Data excerpts.
-- Start --
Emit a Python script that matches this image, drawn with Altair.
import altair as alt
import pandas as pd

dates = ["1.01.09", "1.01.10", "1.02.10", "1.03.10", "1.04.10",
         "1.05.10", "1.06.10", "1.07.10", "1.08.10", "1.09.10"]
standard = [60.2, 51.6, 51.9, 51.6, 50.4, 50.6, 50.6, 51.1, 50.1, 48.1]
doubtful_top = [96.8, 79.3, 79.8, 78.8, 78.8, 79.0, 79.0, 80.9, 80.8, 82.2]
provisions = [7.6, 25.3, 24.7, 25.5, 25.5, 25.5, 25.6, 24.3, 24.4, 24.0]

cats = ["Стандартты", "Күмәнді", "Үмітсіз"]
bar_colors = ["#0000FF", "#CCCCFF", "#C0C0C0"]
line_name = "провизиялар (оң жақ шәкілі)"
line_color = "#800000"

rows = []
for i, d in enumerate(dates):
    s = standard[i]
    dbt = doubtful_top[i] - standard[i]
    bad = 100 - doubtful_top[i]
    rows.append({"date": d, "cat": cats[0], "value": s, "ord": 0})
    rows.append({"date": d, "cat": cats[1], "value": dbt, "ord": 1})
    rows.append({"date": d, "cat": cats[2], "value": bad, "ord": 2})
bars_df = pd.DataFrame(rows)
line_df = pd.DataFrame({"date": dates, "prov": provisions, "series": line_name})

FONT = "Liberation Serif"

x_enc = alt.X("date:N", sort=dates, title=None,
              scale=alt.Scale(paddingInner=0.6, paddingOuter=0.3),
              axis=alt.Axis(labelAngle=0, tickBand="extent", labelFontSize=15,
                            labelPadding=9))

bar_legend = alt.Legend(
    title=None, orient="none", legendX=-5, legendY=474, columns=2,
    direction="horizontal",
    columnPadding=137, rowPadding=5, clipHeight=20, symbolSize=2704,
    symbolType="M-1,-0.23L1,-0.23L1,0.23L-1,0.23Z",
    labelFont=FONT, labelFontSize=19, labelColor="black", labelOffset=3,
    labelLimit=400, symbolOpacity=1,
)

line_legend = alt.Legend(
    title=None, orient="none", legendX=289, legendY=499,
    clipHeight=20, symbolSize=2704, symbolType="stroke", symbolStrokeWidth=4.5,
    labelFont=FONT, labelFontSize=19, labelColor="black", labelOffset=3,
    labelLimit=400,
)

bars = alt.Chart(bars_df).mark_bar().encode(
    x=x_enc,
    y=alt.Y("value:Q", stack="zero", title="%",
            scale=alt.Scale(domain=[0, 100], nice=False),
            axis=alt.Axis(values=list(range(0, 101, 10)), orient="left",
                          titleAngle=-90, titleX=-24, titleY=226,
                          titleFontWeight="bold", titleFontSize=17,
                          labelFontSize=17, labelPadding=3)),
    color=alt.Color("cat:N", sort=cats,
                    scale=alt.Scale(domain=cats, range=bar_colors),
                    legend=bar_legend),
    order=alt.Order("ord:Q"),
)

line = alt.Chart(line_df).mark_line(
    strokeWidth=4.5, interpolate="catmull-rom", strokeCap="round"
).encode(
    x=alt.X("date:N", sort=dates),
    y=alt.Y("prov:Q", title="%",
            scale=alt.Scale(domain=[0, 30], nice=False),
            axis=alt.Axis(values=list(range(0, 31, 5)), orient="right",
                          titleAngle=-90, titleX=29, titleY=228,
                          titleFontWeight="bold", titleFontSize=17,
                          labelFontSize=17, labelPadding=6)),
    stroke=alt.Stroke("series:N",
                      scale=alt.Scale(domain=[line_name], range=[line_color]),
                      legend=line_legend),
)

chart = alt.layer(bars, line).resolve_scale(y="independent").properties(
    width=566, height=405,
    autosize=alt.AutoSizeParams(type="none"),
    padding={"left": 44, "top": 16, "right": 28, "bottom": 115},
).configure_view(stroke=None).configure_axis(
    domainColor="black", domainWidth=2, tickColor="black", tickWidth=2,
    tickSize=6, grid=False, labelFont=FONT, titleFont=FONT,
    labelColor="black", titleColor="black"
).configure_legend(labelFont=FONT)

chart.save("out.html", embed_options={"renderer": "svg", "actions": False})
-- End --
-- Start --
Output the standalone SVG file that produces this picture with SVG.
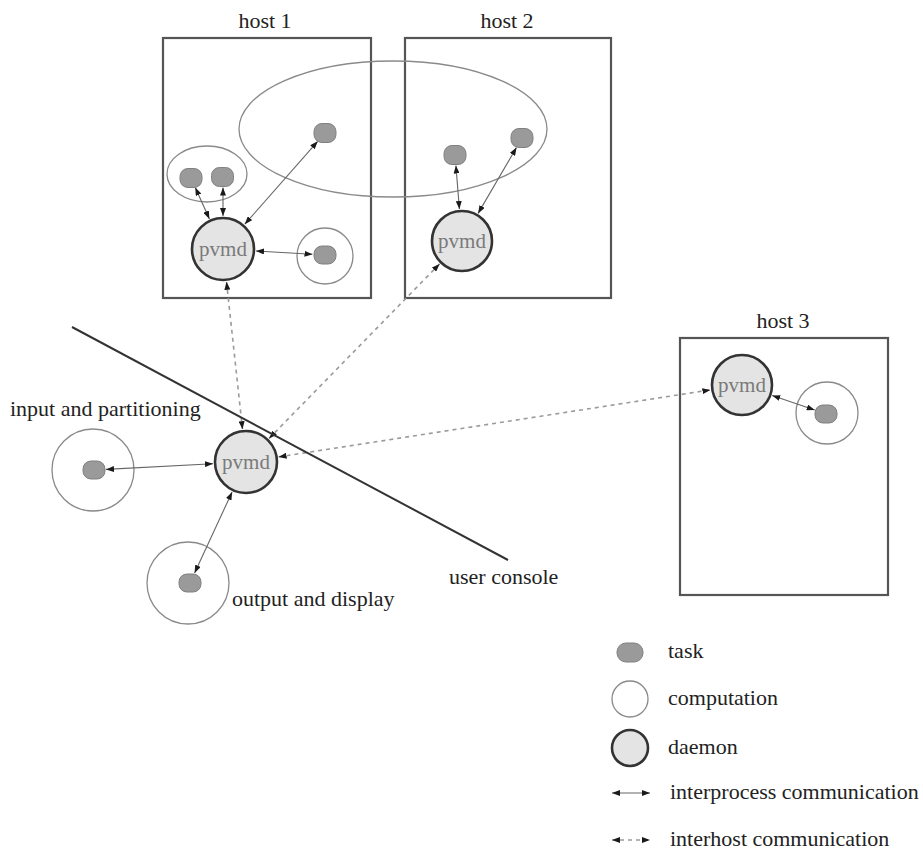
-- End --
Review the material and copy each line in which the word "this" appears.

Finished task.
Emit a Python script that matches this image, drawn with Altair.
Output the standalone SVG file that produces this picture with SVG.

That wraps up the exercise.